→ Task to complete
Set down word for word the lines running from the line with "What seaborn and" to the line with "import seaborn as sns", ends included. Skip every picture.

* start *

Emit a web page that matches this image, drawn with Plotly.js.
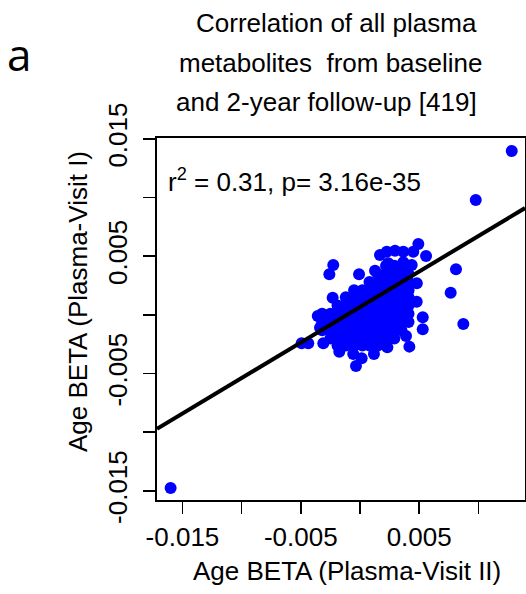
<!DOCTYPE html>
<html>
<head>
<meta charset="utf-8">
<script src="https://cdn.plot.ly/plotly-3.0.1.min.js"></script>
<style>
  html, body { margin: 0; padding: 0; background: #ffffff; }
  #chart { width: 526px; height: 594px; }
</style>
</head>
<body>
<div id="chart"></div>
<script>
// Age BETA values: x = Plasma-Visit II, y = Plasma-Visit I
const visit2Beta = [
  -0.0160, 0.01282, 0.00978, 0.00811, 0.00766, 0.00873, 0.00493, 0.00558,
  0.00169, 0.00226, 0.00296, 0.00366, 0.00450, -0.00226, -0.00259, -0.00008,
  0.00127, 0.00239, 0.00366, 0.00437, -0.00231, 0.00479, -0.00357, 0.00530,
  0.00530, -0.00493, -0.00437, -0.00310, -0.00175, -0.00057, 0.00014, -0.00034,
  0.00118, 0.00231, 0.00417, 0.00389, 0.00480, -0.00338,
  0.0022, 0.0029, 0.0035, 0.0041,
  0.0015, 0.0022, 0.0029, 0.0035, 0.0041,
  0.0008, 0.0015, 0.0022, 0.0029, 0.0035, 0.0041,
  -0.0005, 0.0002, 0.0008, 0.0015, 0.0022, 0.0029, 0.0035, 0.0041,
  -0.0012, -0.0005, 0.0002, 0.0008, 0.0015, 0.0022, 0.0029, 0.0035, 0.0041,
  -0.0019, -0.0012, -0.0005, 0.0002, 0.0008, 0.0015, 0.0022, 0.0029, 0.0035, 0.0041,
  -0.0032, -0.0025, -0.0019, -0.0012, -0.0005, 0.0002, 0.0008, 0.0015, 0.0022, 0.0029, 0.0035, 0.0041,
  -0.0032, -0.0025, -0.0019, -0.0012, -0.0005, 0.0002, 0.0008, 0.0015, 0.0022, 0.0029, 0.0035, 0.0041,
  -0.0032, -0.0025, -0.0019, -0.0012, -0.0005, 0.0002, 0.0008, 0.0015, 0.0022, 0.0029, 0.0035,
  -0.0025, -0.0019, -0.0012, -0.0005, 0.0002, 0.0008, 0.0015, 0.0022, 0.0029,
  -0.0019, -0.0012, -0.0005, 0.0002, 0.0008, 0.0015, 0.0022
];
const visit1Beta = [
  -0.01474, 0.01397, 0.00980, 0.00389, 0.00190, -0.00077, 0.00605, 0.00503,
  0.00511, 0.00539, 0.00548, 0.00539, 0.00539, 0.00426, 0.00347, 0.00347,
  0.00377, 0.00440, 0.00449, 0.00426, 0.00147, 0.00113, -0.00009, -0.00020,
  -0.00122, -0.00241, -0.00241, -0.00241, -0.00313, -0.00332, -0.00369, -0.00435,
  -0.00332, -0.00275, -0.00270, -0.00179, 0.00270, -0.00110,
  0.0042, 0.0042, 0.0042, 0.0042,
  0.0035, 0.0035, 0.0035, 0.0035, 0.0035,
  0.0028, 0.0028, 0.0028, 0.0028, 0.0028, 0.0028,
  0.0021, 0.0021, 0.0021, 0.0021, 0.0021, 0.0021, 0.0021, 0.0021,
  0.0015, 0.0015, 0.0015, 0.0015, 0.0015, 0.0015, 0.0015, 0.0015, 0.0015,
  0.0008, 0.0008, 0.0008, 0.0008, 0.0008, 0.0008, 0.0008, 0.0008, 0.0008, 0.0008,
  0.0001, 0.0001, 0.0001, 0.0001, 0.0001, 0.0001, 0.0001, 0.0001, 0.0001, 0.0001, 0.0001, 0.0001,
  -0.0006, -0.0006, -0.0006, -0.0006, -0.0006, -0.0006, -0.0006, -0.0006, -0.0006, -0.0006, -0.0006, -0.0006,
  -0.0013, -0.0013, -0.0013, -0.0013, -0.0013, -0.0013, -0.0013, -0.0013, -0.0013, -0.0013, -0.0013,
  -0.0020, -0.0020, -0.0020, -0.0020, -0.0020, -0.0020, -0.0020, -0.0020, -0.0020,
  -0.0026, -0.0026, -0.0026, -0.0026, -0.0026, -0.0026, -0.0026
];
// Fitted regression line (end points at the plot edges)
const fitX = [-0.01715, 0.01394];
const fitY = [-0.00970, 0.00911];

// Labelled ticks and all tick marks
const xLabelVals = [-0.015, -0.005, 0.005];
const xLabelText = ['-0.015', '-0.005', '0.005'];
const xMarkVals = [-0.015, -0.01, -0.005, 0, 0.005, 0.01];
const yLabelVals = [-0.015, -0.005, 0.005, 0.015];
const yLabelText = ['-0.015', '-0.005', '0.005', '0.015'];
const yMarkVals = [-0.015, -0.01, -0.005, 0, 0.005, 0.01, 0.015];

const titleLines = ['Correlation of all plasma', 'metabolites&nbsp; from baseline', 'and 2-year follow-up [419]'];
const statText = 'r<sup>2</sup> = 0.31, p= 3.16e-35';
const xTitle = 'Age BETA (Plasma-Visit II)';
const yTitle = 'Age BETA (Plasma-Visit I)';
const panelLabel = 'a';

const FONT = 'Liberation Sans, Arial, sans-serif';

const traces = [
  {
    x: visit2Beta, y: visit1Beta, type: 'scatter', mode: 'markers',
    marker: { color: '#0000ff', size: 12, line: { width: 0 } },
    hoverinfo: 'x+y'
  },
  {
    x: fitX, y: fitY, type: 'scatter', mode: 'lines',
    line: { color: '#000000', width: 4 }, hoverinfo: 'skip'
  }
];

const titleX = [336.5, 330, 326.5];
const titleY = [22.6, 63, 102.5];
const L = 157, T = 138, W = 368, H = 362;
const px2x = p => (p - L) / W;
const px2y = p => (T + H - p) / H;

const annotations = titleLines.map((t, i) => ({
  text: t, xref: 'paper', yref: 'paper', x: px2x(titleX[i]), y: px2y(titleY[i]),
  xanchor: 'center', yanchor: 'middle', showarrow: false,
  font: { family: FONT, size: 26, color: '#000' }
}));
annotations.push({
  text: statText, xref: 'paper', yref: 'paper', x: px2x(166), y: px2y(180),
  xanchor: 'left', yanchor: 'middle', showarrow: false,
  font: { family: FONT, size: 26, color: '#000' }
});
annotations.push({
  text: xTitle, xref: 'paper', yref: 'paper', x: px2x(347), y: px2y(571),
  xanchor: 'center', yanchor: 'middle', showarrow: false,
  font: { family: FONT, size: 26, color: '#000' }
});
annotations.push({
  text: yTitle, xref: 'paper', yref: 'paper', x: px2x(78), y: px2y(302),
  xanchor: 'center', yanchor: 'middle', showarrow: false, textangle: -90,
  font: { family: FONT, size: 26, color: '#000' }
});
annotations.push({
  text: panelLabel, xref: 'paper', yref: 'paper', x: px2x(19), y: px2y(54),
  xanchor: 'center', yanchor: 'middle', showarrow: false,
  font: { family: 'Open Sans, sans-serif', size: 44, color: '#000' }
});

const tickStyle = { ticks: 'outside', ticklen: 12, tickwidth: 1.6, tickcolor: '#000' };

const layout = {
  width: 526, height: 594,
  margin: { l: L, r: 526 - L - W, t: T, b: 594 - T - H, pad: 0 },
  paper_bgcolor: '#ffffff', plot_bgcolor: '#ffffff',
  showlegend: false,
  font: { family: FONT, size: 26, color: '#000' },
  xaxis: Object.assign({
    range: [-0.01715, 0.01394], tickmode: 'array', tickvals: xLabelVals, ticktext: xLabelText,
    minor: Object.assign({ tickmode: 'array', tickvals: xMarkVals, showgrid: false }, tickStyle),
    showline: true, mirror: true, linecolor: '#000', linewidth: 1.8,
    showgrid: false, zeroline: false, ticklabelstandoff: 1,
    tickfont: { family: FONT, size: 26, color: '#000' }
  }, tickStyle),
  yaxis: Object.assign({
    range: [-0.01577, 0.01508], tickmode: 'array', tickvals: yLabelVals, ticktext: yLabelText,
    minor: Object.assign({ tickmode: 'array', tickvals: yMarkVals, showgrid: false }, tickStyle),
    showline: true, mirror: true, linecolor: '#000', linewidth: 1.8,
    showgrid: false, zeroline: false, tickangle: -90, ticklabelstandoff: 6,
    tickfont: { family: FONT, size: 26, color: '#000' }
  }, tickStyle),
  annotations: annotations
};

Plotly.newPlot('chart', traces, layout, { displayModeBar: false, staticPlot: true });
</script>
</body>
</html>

* end *
* start *

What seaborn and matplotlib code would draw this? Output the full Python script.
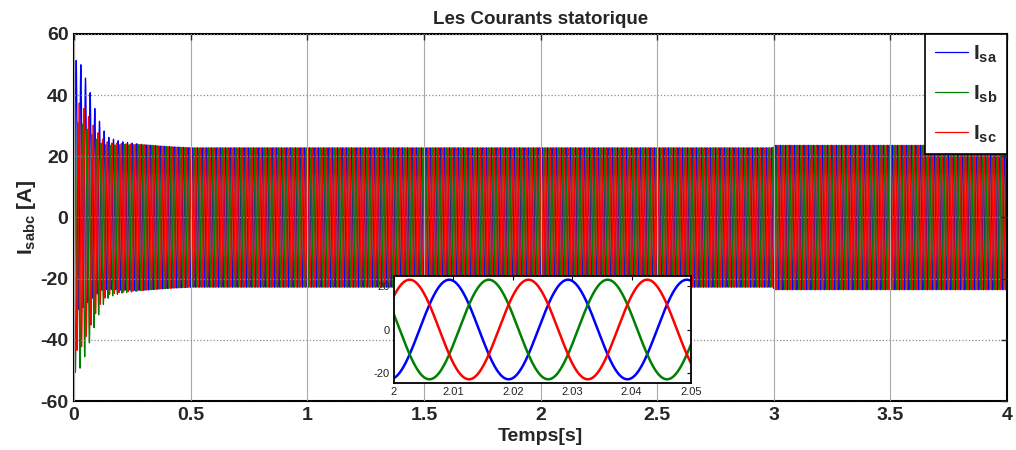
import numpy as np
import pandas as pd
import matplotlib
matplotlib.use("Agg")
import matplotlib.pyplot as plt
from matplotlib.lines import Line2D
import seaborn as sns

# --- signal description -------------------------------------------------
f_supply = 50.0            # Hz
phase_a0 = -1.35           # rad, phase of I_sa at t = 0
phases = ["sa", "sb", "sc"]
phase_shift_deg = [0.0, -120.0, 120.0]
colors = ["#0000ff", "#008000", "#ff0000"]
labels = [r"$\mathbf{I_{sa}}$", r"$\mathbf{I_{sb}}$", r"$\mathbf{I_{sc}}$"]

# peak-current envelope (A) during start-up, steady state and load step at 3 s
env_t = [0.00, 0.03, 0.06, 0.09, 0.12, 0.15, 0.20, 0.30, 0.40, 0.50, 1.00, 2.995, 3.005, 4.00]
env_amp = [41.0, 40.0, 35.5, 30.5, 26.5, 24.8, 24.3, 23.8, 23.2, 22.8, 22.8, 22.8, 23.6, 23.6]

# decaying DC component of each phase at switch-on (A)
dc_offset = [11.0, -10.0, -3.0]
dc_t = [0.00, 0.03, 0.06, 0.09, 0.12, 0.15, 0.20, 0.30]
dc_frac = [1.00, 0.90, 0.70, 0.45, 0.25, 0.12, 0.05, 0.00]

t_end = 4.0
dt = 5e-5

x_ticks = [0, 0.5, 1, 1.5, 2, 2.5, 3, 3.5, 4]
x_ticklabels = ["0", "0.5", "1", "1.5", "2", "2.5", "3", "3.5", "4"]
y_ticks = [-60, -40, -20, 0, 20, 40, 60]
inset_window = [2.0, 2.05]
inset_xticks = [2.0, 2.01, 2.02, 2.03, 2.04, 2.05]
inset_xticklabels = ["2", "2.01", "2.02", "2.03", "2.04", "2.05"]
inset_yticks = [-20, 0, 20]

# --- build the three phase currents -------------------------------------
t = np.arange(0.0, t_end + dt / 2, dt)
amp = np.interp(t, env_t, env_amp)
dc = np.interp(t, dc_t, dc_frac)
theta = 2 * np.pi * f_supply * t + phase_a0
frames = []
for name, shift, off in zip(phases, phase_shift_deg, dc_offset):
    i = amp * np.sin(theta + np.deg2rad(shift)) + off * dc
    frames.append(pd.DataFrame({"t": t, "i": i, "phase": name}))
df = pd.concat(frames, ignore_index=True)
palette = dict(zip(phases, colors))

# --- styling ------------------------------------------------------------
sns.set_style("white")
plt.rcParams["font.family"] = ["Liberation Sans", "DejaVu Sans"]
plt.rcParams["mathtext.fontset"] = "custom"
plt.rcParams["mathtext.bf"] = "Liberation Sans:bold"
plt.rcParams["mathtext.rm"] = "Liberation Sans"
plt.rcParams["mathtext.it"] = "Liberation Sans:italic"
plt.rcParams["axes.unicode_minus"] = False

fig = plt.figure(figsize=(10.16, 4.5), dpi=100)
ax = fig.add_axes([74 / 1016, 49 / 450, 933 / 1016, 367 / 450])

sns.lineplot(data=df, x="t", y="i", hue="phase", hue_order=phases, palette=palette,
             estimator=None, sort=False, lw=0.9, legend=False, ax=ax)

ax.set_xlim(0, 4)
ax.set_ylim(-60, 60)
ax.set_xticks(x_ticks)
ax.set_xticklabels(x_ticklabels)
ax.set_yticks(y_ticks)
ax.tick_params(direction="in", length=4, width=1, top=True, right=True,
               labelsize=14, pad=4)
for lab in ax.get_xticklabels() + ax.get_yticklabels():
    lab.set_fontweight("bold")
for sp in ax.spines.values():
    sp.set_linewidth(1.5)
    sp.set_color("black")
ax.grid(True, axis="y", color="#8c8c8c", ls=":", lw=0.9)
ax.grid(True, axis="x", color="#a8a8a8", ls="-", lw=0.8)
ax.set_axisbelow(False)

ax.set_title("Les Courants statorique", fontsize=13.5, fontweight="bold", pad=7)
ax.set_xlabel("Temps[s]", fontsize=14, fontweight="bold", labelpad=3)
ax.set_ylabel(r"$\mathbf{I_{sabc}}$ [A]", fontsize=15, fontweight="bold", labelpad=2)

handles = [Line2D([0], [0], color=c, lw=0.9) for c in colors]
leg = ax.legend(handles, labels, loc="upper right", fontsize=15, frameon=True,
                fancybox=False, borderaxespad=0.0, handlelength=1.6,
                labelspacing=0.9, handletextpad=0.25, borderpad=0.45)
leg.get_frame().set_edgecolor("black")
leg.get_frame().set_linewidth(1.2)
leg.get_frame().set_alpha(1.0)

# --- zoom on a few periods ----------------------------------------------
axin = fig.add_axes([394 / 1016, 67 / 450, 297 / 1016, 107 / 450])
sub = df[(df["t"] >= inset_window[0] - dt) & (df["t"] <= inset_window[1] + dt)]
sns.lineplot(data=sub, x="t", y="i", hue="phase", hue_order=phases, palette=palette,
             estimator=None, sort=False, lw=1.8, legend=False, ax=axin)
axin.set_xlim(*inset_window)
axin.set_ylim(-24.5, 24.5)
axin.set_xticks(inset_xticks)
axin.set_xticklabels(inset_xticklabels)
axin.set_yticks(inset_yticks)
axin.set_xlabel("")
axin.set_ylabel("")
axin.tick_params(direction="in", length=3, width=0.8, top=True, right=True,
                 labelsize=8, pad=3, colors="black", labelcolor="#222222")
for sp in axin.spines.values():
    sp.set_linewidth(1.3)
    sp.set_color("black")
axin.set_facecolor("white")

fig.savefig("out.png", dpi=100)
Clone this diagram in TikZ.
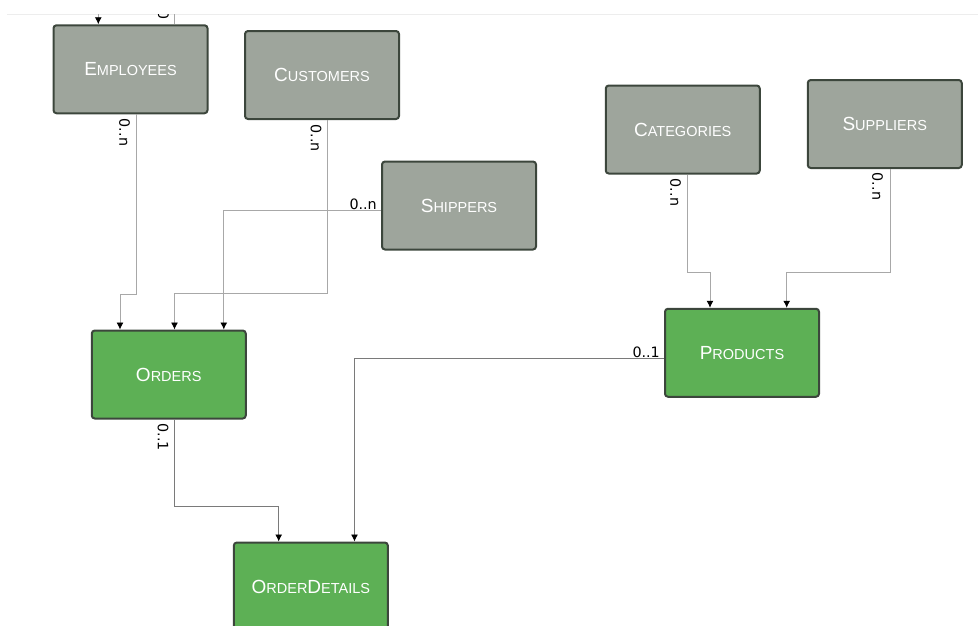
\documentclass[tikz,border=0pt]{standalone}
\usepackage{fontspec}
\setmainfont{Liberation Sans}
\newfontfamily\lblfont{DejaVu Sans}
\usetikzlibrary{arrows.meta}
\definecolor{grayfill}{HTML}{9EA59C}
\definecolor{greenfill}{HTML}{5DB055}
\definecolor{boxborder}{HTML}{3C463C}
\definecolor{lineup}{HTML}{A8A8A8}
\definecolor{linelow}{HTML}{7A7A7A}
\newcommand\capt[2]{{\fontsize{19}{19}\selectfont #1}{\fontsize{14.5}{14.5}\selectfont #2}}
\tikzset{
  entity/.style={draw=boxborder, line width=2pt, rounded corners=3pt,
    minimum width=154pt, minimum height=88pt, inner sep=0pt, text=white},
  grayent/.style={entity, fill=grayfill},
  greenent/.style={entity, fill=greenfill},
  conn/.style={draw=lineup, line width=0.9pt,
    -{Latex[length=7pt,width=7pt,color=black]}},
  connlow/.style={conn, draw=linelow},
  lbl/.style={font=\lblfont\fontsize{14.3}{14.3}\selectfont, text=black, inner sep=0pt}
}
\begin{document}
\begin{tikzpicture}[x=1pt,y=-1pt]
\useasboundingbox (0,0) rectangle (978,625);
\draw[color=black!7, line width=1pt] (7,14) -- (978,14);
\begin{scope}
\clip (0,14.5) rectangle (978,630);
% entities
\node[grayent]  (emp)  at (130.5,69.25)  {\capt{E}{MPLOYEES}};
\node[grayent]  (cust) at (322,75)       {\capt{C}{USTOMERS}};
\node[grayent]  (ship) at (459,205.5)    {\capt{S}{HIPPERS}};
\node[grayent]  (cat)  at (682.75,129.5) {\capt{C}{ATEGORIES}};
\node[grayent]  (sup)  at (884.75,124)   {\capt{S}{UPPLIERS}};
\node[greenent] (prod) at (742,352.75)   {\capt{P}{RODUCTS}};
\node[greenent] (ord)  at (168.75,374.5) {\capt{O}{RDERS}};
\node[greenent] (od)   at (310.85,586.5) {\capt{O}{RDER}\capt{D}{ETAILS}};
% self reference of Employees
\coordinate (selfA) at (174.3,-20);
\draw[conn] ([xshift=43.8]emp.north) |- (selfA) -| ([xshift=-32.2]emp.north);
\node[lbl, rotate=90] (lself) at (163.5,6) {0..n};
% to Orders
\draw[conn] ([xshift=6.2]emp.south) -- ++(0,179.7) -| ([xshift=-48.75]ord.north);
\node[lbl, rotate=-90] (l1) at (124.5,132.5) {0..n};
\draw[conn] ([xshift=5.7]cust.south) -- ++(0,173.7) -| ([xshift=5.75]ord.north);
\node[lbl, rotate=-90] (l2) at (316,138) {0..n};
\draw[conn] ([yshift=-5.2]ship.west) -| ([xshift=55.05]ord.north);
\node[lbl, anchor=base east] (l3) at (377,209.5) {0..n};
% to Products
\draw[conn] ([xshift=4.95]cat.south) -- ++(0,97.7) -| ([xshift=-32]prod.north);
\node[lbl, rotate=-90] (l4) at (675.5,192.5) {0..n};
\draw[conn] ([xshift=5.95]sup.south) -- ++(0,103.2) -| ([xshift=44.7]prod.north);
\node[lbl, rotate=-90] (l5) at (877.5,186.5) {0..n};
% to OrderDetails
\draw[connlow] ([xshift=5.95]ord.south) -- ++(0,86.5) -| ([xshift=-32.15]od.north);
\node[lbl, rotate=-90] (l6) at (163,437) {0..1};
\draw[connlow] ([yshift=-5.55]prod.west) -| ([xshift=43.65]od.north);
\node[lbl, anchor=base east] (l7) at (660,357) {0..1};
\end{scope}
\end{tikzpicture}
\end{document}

* end *

→ Result for this exercise
What seaborn and matplotlib code would draw this? Output the full Python script.
import numpy as np
import pandas as pd
import matplotlib
matplotlib.use("Agg")
import matplotlib.pyplot as plt
from matplotlib.lines import Line2D
import seaborn as sns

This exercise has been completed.